あいにく宝船の絵は無いけれど、「家族と正月をやりたい」程度のささやかな夢なら和歌だけでも大丈夫だろう!

こうしていざ初夢!と臨んだ元旦の夜……。

見た夢はといえば、「マヤがマスクマンのマスクを取ってレスラーにキレられる夢」そして「Pokémon GOの夢」であった……。
寝る前、マヤのノンストップ徘徊に疲れ果てて、肝心の和歌を枕の下に敷いて寝るのを忘れたせいだろう。

そこで次の夜は、和歌を敷くのを忘れないように、睡魔に取り込まれる前に紙を枕の下にもぐり込ませた。
これで準備は万端だ!たとえ「家族で正月」の夢が見られなくても、ベッカムにホワイトデーのハンカチをウインク付きで手渡しされる程度の吉夢は約束されるはず。元旦の夜がダメなら2日夜の夢でもOKよ〜ん♪という救済策に感謝!

その結果、見たものは「GAFAMの創始者5人(※)が秘密のミーティングに呼んでくれる夢」と、またしても「Pokémon GOの夢」……。
二日連続Pokémon GOって、やり込みぶりがバレバレだ。

※ ご存知の通り、GAFAMはGoogle, Amazon, Facebook,Apple, Microsoft。
そして登場キャラはラリー・ペイジ、ジェフ・ベゾス、マーク・ザッカーバーグ、スティーブ・ジョブズ、ビル・ゲイツという超豪華メンバーだった。

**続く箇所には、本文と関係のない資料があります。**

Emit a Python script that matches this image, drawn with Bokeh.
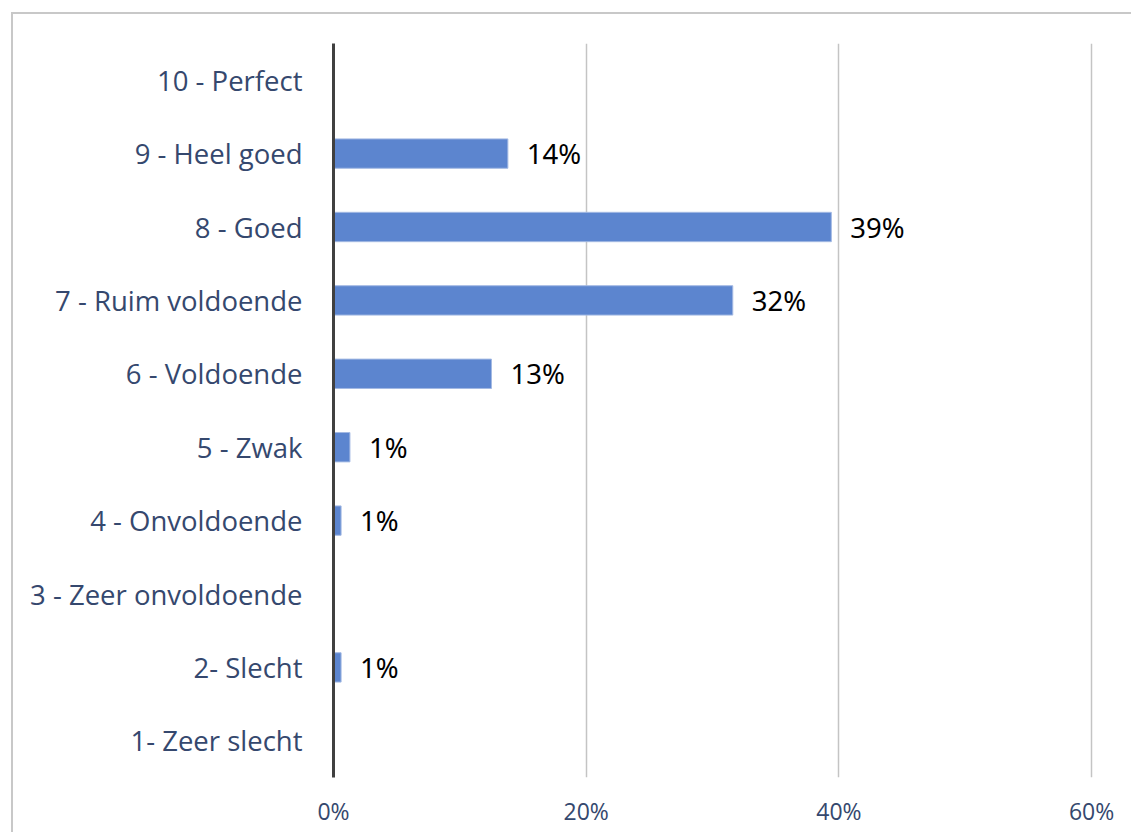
from bokeh.plotting import figure
from bokeh.models import ColumnDataSource, FixedTicker, NumeralTickFormatter, Range1d, FactorRange
from bokeh.core.properties import value
from bokeh.embed import file_html
from bokeh.resources import INLINE

# Data (bottom to top)
categories = ["1- Zeer slecht", "2- Slecht", "3 - Zeer onvoldoende", "4 - Onvoldoende",
              "5 - Zwak", "6 - Voldoende", "7 - Ruim voldoende", "8 - Goed",
              "9 - Heel goed", "10 - Perfect"]
shares = [0.0, 0.006, 0.0, 0.006, 0.013, 0.125, 0.316, 0.394, 0.138, 0.0]
bar_labels = ["", "1%", "", "1%", "1%", "13%", "32%", "39%", "14%", ""]
x_ticks = [0, 0.2, 0.4, 0.6]

src = ColumnDataSource(dict(cat=categories, val=shares))
lab_cat = [c for c, l in zip(categories, bar_labels) if l]
lab_val = [v for v, l in zip(shares, bar_labels) if l]
lab_txt = [l for l in bar_labels if l]
lab_src = ColumnDataSource(dict(cat=lab_cat, val=lab_val, txt=lab_txt))

p = figure(width=1120, height=820, y_range=FactorRange(*categories),
           x_range=Range1d(0, 0.6015), output_backend="svg", toolbar_location=None,
           min_border_left=320, min_border_right=40, min_border_top=29, min_border_bottom=57,
           styles={"margin-left": "11px", "margin-top": "12px",
                   "border-left": "2px solid #c8c8c8", "border-top": "2px solid #c8c8c8"})
p.outline_line_color = None

p.hbar(y="cat", right="val", left=0, height=0.4, source=src,
       fill_color="#5c85cf", line_color="#a3b9e3", line_width=1)

p.text(x="val", y="cat", text="txt", source=lab_src, x_offset=19,
       text_align="left", text_baseline="middle", text_color="#000000",
       text_font=value("Noto Sans"), text_font_size="27.5px")

label_color = "#35486e"

# x axis
p.xaxis.ticker = FixedTicker(ticks=x_ticks)
p.xaxis.formatter = NumeralTickFormatter(format="0%")
p.xaxis.axis_line_color = None
p.xaxis.major_tick_line_color = None
p.xaxis.minor_tick_line_color = None
p.xaxis.major_label_text_font = "Open Sans"
p.xaxis.major_label_text_font_size = "23px"
p.xaxis.major_label_text_color = label_color
p.xaxis.major_label_standoff = 11

# y axis
p.yaxis.axis_line_color = "#404040"
p.yaxis.axis_line_width = 3
p.yaxis.major_tick_line_color = None
p.yaxis.minor_tick_line_color = None
p.yaxis.major_label_text_font = "Open Sans"
p.yaxis.major_label_text_font_size = "27.5px"
p.yaxis.major_label_text_color = label_color
p.yaxis.major_label_standoff = 25

# grids
p.ygrid.grid_line_color = None
p.xgrid.ticker = FixedTicker(ticks=x_ticks[1:])
p.xgrid.grid_line_color = "#c4c4c4"
p.xgrid.grid_line_width = 1.5

open("out.html", "w").write(file_html(p, INLINE))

「GAFAM創始者のお友達になるなんていい夢じゃない?」と思うなかれ。
五人の男が「あいつも呼んだれや」と、バブルの頃によくあった「カウンターが黒大理石で間接照明のバー」みたいなイメージ貧困すぎる集合場所に私を招いてくれたまでは良かったものの、途中で「あ、俺らこれから大事な会議やから!」と締め出された時の情けなさときたら!

同じ時代、同じ人類に生まれながら、巨大企業のCEOと日本の零細企業の平社員では、目にできる景色が全く違うことを痛感して、場違いな集まりにホイホイやってきた自分が惨めで、泡になって消えてしまいたくなった。

そういうモヤモヤを抱えたままジョブズに「君はここに泊まってね」と示された宿は、竹林の中にあるシンプルな庵。瞑想にはまっていた彼らしいセレクトだなあ!と思いながら覗いたトイレは、なんと汲み取り式。
さしものジョブズもこんな人里離れた庵にはボットン便所を設置せざるを得なかったんだ……としみじみ思ったところで目が覚めた。

初夢が汲み取り式トイレとPokémon GO(二夜連続)だなんて、私の2020年is over。
もう一手間(宝船の絵)を省いたのが悪かったのかもしれない。

ならば来年は「七福神を満載した宝船の絵」を添えた『なかきよの とおのねふりの みなめさめ なみのりふねの おとのよきかな』を枕の下に挟みこみたい。そうすればきっとジョブズ庵のトイレもTOTOのネオレストNX(税込み価格66万円)に進化してくれるだろう。

ロゼリア
Pokémon GO。こうやって一日一度は写真を撮って、おやつをあげてなでてやって、一緒に歩いてバトルした結果、ロゼリアたんと私は「グレートなともだち」になれたのでした。